As it turns out, most Australians are “more ABC than Sky News”, but that hasn’t constrained the Liberals’ push to the right.
With most of the moderate Liberal leadership purged and the pre-selection process demonstrably capable of throwing up homophobes, racists and misogynists, there will be even less constraint on the swing towards the hard Right.
At the extreme, that ends up with the nationalist populism of Donald Trump. Financial Times columnist Martin Wolf has written an admirable piece on how politicians of the centre right and centre left should respond to such extremes.
“They must recognise they are in for a huge fight,” warns Mr Wolf.

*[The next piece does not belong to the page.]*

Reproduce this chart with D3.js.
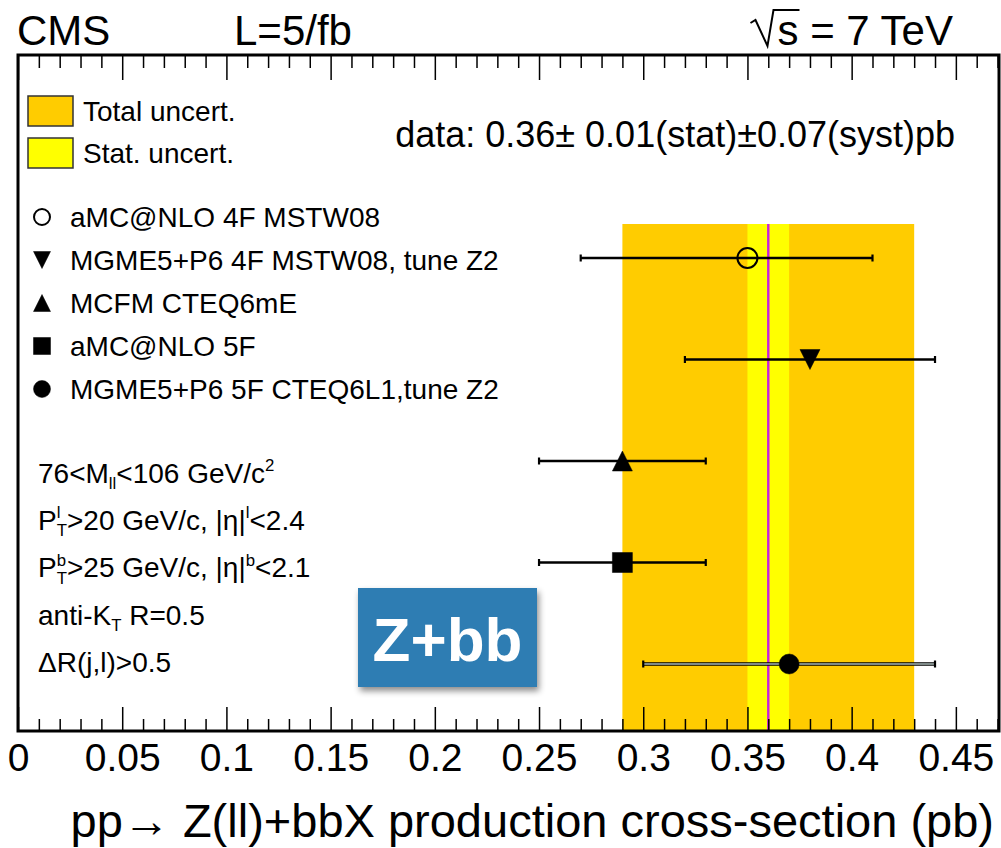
<!DOCTYPE html>
<html>
<head>
<meta charset="utf-8">
<script src="https://cdn.jsdelivr.net/npm/d3@7"></script>
<style>
  html, body { margin: 0; padding: 0; background: #fff; }
  svg { display: block; }
  text { font-family: "Liberation Sans", Arial, Helvetica, sans-serif; white-space: pre; }
</style>
</head>
<body>
<svg id="chart" width="1001" height="848"></svg>
<script>
// ---- data ----
const models = [
  "aMC@NLO 4F MSTW08",
  "MGME5+P6 4F MSTW08, tune Z2",
  "MCFM CTEQ6mE",
  "aMC@NLO 5F",
  "MGME5+P6 5F CTEQ6L1,tune Z2"
];
const markerTypes = ["openCircle", "downTriangle", "upTriangle", "square", "filledCircle"];
const predCentral = [0.35, 0.38, 0.29, 0.29, 0.37];
const predLow     = [0.27, 0.32, 0.25, 0.25, 0.30];
const predHigh    = [0.41, 0.44, 0.33, 0.33, 0.44];

const measured = 0.36;
const statErr = 0.01;
const systErr = 0.07;

const majorTicks = [0, 0.05, 0.1, 0.15, 0.2, 0.25, 0.3, 0.35, 0.4, 0.45];
const majorTickLabels = ["0", "0.05", "0.1", "0.15", "0.2", "0.25", "0.3", "0.35", "0.4", "0.45"];
const minorTicks = d3.range(0, 48).map(i => i / 100).filter(v => Math.round(v * 100) % 5 !== 0);

// ---- layout ----
const frame = { left: 18, right: 999, top: 55, bottom: 731 };

const svg = d3.select("#chart");

const defs = svg.append("defs");
const shadow = defs.append("filter").attr("id", "boxShadow")
  .attr("x", "-20%").attr("y", "-20%").attr("width", "150%").attr("height", "150%");
shadow.append("feDropShadow").attr("dx", 2).attr("dy", 4).attr("stdDeviation", 3)
  .attr("flood-color", "#000").attr("flood-opacity", 0.45);

const x = d3.scaleLinear().domain([0, 0.4707]).range([frame.left, frame.right]);
// rows: prediction index, top of the plot at -2
const y = d3.scaleLinear().domain([-2, 4.66]).range([frame.top, frame.bottom]);
const bandTop = y(-0.335);

// ---- measurement bands ----
const bands = svg.append("g");
bands.append("rect")
  .attr("x", x(measured - systErr)).attr("width", x(measured + systErr) - x(measured - systErr))
  .attr("y", bandTop).attr("height", frame.bottom - bandTop)
  .attr("fill", "#ffcc00");
bands.append("rect")
  .attr("x", x(measured - statErr)).attr("width", x(measured + statErr) - x(measured - statErr))
  .attr("y", bandTop).attr("height", frame.bottom - bandTop)
  .attr("fill", "#ffff00");
bands.append("line")
  .attr("x1", x(measured)).attr("x2", x(measured))
  .attr("y1", bandTop).attr("y2", frame.bottom)
  .attr("stroke", "#c81ee0").attr("stroke-width", 2.4);

// ---- axes ----
function styleAxis(g) {
  g.select(".domain").remove();
  g.selectAll(".tick line").attr("stroke", "#000").attr("stroke-width", 1.5);
}
svg.append("g").attr("transform", `translate(0,${frame.top})`)
  .call(d3.axisTop(x).tickValues(majorTicks).tickSize(-25).tickFormat(""))
  .call(styleAxis);
svg.append("g").attr("transform", `translate(0,${frame.top})`)
  .call(d3.axisTop(x).tickValues(minorTicks).tickSize(-13).tickFormat(""))
  .call(styleAxis);
svg.append("g").attr("transform", `translate(0,${frame.bottom})`)
  .call(d3.axisBottom(x).tickValues(minorTicks).tickSize(-12).tickFormat(""))
  .call(styleAxis);
const bottomAxis = svg.append("g").attr("transform", `translate(0,${frame.bottom})`)
  .call(d3.axisBottom(x).tickValues(majorTicks).tickSize(-24).tickPadding(12)
    .tickFormat((d, i) => majorTickLabels[i]))
  .call(styleAxis);
bottomAxis.selectAll(".tick text")
  .attr("font-size", 39).attr("fill", "#000")
  .style("font-family", '"Liberation Sans", Arial, Helvetica, sans-serif');

// ---- frame ----
svg.append("rect")
  .attr("x", frame.left).attr("y", frame.top)
  .attr("width", frame.right - frame.left).attr("height", frame.bottom - frame.top)
  .attr("fill", "none").attr("stroke", "#000").attr("stroke-width", 3);

// ---- marker shapes ----
function markerPath(type, s) {
  const h = s / 2;
  switch (type) {
    case "downTriangle": return `M${-h},${-h}L${h},${-h}L0,${h}Z`;
    case "upTriangle":   return `M${-h},${h}L${h},${h}L0,${-h}Z`;
    case "square":       return `M${-h},${-h}H${h}V${h}H${-h}Z`;
    default:             return d3.symbol(d3.symbolCircle, Math.PI * h * h)();
  }
}
function drawMarker(g, type, cx, cy, size) {
  g.append("path")
    .attr("d", markerPath(type, size))
    .attr("transform", `translate(${cx},${cy})`)
    .attr("fill", type === "openCircle" ? "none" : "#000")
    .attr("stroke", "#000")
    .attr("stroke-width", type === "openCircle" ? 2 : 0.5);
}

// ---- predictions ----
const preds = svg.append("g");
models.forEach((m, i) => {
  const cy = y(i);
  const g = preds.append("g");
  const last = markerTypes[i] === "filledCircle";
  g.append("line")
    .attr("x1", x(predLow[i])).attr("x2", x(predHigh[i]))
    .attr("y1", cy).attr("y2", cy)
    .attr("stroke", "#000").attr("stroke-width", last ? 3.5 : 2.6);
  if (last) {
    g.append("line")
      .attr("x1", x(predLow[i])).attr("x2", x(predHigh[i]))
      .attr("y1", cy).attr("y2", cy)
      .attr("stroke", "#a9b9b6").attr("stroke-width", 1.3);
  }
  [predLow[i], predHigh[i]].forEach(v => {
    g.append("line")
      .attr("x1", x(v)).attr("x2", x(v))
      .attr("y1", cy - 3.5).attr("y2", cy + 3.5)
      .attr("stroke", "#000").attr("stroke-width", 2.2);
  });
  drawMarker(g, markerTypes[i], x(predCentral[i]), cy, 20);
});

// ---- header ----
const hdr = svg.append("g").attr("fill", "#000");
hdr.append("text").attr("x", 17).attr("y", 45).attr("font-size", 42).text("CMS");
hdr.append("text").attr("x", 234).attr("y", 45).attr("font-size", 42).text("L=5/fb");
const energy = hdr.append("text").attr("x", 953).attr("y", 45).attr("font-size", 42)
  .attr("text-anchor", "end").text("s = 7 TeV");
{
  // radical sign over the "s"
  const node = energy.node();
  const startX = 953 - node.getComputedTextLength();
  const sW = node.getSubStringLength(0, 1);
  const r0 = startX - 27;
  hdr.append("path")
    .attr("d", `M${r0},${23}L${r0 + 5},${20}L${r0 + 17},${46}L${r0 + 23},${10}L${startX + sW + 1},${10}`)
    .attr("fill", "none").attr("stroke", "#000").attr("stroke-width", 2)
    .attr("stroke-linejoin", "miter");
}

// ---- uncertainty legend ----
const unc = svg.append("g");
[["Total uncert.", "#ffcc00", 96], ["Stat. uncert.", "#ffff00", 138]].forEach(([lab, col, top]) => {
  unc.append("rect").attr("x", 28).attr("y", top).attr("width", 45).attr("height", 30)
    .attr("fill", col).attr("stroke", "#333").attr("stroke-width", 1.5);
  unc.append("text").attr("x", 83).attr("y", top + 25).attr("font-size", 28).text(lab);
});
unc.append("text").attr("x", 955).attr("y", 147).attr("font-size", 36)
  .attr("text-anchor", "end")
  .text(`data: ${measured}\u00b1 ${statErr}(stat)\u00b1${systErr}(syst)pb`);

// ---- prediction legend ----
const leg = svg.append("g");
models.forEach((m, i) => {
  const cy = 217 + i * 43;
  drawMarker(leg, markerTypes[i], 42, cy, markerTypes[i] === "openCircle" ? 16 : 17);
  leg.append("text").attr("x", 70).attr("y", cy + 10).attr("font-size", 28).text(m);
});

// ---- selection cuts ----
function richText(g, x0, yb, segs, base) {
  let prevStart = x0, end = x0;
  segs.forEach(s => {
    const size = base * (s.scale || 1);
    const sx = s.stack ? prevStart : end;
    const t = g.append("text").attr("x", sx).attr("y", yb + (s.dy || 0) * base)
      .attr("font-size", size).text(s.t);
    const w = t.node().getComputedTextLength();
    prevStart = sx;
    end = Math.max(s.stack ? end : sx, sx + w);
  });
}
const sub = t => ({ t, scale: 0.6, dy: 0.22 });
const sup = t => ({ t, scale: 0.6, dy: -0.42 });
const cuts = [
  [{ t: "76<M" }, sub("ll"), { t: "<106 GeV/c" }, sup("2")],
  [{ t: "P" }, sup("l"), Object.assign(sub("T"), { stack: true }), { t: ">20 GeV/c, |\u03b7|" }, sup("l"), { t: "<2.4" }],
  [{ t: "P" }, sup("b"), Object.assign(sub("T"), { stack: true }), { t: ">25 GeV/c, |\u03b7|" }, sup("b"), { t: "<2.1" }],
  [{ t: "anti-K" }, sub("T"), { t: " R=0.5" }],
  [{ t: "\u0394R(j,l)>0.5" }]
];
const cutG = svg.append("g");
cuts.forEach((segs, i) => richText(cutG, 38, 483 + i * 47.2, segs, 28));

// ---- process badge ----
const badge = svg.append("g");
badge.append("rect").attr("x", 358).attr("y", 588).attr("width", 179).attr("height", 99)
  .attr("fill", "#2f7db3").attr("filter", "url(#boxShadow)");
badge.append("text").attr("x", 447.5).attr("y", 661).attr("font-size", 62)
  .attr("font-weight", "bold").attr("fill", "#fff").attr("text-anchor", "middle").text("Z+bb");

// ---- x-axis title ----
svg.append("text").attr("x", 994).attr("y", 837).attr("font-size", 47)
  .attr("text-anchor", "end")
  .text("pp\u2192 Z(ll)+bbX production cross-section (pb)");
</script>
</body>
</html>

“A massive financial crisis, with a bitter aftertaste, undermined confidence in almost all elites. Moreover, as Jonathan Swift wrote, ‘Falsehood flies, and truth comes limping after it’. What would Swift have made of our media? Yet liberal democracy survived the great challenges of the interwar years and the Cold War. As Torben Iversen and David Soskice argue in Democracy and Prosperity, the stabiliser is widely shared prosperity. Without that, all is lost, especially when belief in democracy has waned.”
Wolf lists and explains 10 factors that he thinks matters in restoring hope. There’s not space or need here to repeat the column you can read for yourself, but the 10 factors provide the flavour: Leadership, competence, citizenship, inclusion, economic reform, the local, public services, globalisation and global co-operation, looking ahead, complexity.
On looking ahead, Wolf writes: “We live in a world of large, long-term upheavals – notably climate change, artificial intelligence and the rise of Asia. Good governments must look at what these things might mean for their peoples and the world. If democracies cannot do this sort of forward thinking, they will have failed.”
The hard Right notably and almost proudly declines to do that. Just cut taxes and shrink government and those paying the piper will be happy with the tune. And we will fail.
That’s why a Liberal Party without liberals is a problem for Australia, win or lose.